*What needs to be done*:
Stop after the line containing "p = np.linspace(0, 1, 500)": print each line exactly from the first line of the listing up to that point.

************

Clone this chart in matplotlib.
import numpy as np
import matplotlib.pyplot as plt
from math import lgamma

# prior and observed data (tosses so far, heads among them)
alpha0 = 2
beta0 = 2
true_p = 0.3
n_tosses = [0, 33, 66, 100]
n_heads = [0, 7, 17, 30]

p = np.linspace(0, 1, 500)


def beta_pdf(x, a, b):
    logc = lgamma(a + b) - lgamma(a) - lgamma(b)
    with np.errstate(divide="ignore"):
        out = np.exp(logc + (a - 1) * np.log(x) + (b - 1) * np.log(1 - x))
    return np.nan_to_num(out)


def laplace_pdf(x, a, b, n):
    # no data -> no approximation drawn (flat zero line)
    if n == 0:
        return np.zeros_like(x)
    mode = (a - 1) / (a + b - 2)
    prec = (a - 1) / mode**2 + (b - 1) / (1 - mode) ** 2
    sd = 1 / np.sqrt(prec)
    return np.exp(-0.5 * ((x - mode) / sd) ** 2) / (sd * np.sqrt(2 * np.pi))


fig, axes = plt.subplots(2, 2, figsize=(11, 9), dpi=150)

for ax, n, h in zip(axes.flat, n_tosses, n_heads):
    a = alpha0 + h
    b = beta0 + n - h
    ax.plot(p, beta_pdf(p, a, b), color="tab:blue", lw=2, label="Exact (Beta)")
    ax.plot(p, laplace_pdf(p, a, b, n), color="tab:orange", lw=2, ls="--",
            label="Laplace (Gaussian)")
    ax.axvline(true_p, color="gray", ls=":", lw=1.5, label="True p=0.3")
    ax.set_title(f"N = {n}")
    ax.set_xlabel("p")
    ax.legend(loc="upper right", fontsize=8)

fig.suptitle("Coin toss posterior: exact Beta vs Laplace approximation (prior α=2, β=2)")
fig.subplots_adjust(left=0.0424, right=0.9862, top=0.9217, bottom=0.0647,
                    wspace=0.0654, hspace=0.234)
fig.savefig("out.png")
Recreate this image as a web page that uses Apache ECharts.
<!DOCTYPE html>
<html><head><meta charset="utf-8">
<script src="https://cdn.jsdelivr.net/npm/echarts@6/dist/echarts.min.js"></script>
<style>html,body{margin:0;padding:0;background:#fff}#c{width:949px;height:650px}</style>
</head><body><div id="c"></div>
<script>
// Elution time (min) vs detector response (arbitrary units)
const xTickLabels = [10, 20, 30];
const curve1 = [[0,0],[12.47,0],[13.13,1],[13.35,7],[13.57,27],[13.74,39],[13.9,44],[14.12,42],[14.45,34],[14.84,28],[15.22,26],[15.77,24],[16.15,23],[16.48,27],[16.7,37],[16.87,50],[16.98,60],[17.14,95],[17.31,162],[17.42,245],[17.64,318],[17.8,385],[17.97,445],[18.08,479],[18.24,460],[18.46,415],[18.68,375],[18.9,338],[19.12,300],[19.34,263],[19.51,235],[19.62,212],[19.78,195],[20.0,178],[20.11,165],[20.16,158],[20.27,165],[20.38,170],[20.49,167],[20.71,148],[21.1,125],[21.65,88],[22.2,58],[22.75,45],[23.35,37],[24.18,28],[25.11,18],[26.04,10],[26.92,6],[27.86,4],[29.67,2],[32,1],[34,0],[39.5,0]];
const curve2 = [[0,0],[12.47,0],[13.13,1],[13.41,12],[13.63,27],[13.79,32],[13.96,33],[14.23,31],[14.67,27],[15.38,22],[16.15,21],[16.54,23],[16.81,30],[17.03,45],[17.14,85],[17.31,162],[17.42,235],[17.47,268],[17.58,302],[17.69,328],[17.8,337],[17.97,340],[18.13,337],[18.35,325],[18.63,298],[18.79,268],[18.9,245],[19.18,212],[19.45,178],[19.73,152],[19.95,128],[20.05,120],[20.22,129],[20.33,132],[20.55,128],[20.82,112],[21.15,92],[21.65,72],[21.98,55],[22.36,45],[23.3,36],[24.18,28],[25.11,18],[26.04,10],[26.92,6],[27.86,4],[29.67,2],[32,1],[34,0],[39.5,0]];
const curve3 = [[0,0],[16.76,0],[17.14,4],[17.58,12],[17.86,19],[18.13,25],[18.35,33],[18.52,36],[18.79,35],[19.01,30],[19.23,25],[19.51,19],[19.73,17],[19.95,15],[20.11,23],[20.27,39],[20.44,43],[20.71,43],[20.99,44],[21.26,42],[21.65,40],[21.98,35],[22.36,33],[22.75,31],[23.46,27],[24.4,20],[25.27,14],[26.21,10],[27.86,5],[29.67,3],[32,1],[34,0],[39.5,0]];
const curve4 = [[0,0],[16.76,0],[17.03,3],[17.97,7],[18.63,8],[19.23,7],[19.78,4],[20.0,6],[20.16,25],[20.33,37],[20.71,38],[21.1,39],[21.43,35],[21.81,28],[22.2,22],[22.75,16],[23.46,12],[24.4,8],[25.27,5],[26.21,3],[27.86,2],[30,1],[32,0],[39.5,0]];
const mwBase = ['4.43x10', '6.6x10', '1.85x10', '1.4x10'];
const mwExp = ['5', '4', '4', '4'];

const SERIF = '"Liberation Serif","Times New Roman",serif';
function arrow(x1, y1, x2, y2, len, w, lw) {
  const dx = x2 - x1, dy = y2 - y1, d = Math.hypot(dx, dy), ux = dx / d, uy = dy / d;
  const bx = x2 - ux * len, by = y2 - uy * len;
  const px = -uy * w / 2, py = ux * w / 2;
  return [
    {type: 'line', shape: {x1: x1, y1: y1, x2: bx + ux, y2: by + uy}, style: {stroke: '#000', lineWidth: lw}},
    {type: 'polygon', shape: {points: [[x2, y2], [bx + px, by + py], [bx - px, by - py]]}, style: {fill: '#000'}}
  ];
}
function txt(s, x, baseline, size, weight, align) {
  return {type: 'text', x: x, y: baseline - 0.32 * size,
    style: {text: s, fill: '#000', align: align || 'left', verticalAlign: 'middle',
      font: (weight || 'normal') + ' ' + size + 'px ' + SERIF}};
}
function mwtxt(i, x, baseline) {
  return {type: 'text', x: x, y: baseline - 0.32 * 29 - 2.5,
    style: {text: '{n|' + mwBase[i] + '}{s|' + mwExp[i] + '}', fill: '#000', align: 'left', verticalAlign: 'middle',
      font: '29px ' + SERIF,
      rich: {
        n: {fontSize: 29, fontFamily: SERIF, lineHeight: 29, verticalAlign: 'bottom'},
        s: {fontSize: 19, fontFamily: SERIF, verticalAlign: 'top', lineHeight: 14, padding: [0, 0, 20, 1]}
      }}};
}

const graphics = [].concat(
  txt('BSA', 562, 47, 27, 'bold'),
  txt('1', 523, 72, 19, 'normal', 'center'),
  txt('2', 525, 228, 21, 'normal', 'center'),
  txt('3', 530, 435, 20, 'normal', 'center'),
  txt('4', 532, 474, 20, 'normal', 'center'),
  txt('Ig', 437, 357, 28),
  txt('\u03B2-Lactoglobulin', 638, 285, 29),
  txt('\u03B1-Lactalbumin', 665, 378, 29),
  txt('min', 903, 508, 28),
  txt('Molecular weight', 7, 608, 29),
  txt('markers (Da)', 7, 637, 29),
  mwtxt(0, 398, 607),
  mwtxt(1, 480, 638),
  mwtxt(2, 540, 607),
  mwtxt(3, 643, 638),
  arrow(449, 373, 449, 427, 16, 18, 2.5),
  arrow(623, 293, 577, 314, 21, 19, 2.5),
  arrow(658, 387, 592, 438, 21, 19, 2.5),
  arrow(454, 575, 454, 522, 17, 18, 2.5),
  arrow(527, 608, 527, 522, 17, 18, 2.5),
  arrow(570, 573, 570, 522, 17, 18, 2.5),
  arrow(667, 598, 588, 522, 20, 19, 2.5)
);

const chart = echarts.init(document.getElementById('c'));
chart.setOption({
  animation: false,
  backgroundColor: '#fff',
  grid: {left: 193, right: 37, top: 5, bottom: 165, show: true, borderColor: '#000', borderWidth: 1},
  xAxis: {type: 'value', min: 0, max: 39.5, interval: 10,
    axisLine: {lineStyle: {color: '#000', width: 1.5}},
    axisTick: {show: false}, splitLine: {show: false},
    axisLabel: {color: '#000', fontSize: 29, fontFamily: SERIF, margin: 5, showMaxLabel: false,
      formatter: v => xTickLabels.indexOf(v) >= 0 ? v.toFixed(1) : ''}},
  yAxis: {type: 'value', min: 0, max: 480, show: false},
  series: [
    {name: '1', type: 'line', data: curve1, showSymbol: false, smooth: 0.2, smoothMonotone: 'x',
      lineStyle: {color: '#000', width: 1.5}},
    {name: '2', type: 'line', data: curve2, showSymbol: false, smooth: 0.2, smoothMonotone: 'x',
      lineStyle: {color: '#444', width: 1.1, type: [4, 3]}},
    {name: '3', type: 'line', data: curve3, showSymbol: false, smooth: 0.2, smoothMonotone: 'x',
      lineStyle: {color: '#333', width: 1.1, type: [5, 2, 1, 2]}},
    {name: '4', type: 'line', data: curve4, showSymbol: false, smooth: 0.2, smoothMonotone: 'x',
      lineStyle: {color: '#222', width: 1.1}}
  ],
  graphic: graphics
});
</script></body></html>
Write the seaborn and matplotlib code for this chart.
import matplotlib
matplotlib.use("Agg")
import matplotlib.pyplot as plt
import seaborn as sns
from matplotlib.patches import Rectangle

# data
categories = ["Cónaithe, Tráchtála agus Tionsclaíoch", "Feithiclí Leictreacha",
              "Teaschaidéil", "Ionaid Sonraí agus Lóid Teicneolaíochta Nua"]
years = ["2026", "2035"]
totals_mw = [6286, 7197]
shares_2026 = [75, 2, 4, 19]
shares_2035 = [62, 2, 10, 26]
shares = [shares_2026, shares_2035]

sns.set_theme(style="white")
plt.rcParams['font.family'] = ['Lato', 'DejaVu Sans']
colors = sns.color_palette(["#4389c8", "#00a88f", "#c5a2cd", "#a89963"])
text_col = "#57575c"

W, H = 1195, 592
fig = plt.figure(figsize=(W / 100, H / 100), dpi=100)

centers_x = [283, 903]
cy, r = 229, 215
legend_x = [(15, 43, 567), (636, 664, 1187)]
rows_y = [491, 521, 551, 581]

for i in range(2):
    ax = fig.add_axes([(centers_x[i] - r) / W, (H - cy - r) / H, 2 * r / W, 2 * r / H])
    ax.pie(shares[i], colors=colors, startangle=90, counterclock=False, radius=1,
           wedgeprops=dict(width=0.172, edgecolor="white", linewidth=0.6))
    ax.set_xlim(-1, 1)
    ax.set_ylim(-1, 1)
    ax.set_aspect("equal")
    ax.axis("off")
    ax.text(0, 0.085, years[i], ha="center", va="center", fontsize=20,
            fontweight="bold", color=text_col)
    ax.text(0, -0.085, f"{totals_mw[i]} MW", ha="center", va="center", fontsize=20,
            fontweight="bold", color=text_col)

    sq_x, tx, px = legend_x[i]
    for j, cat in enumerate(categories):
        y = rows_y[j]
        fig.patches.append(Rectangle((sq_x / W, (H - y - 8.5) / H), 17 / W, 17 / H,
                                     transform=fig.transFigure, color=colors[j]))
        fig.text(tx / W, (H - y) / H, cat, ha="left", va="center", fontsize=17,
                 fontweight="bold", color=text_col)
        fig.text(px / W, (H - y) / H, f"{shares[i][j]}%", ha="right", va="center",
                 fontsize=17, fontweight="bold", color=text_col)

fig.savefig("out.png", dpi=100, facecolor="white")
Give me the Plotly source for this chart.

************

*Result*:
Clone this chart in matplotlib.
import numpy as np
import matplotlib.pyplot as plt
from math import lgamma

# prior and observed data (tosses so far, heads among them)
alpha0 = 2
beta0 = 2
true_p = 0.3
n_tosses = [0, 33, 66, 100]
n_heads = [0, 7, 17, 30]

p = np.linspace(0, 1, 500)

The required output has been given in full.